Ce qui caractérise en général les gravures de Jean-Pierre Velly est l'aspect fantastique qui s’exprime à travers la vision du paysage. L’œil de l'observateur se perd à suivre les lignes de l’horizon, les étendues de montagne et de végétation qui se confondent avec des tas d’ordures et de débris, des silhouettes d’hommes et de femmes transfigurés par le temps, des corps lacérés, des visages creusés par les souvenirs, des visions apocalyptiques dans lesquelles se mêlent et s’amalgament des éléments de natures diverses. Velly libère ainsi ses propres fantasmes, créant un espace irréel mais aussi intensément spirituel, gravant des paysages transfigurés, où la grandeur de la vie et de la mort et l’énigme de l'être constituent sous-jacent le véritable motif. Les forces de la nature se fondent en une fusion cosmique continue qui englobe le plus petit fragment de cosmos, le plus petit grain de matière. En ce sens, on peut parler de religiosité, sans nécessairement la relier à une foi. Religiosité donc, comme expression d’une limite à la compréhension humaine du mystère de l'existence, dans une contemplation béate de la création. Religiosité à laquelle s’ajoute sans doute une subtile ironie qui veut souligner la sotte présomption de l’homme convaincu de sa propre supériorité sur tous les êtres vivants, le maître absolu de la vie sur terre. Une mise en garde, en somme, à la vanité humaine et à l’inutilité du choix de quelconques valeurs de la vie, qui ne sont en réalité que des joies éphémères.

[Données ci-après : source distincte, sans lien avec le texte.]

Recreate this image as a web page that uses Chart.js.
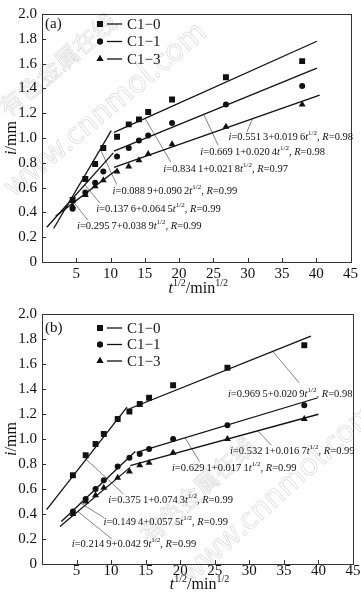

Cette considération de l’homme tendu vers la conquête des biens matériels, qui lui confèrent un statut social, sans se soucier d’une réflexion morale plus large, limité à une vision mesquine et égoïste de la vie, se reflètent déjà dans une série de gravures des années 1964-65, intitulées Grotesques et dans le burin Illustration pour un conte (1965).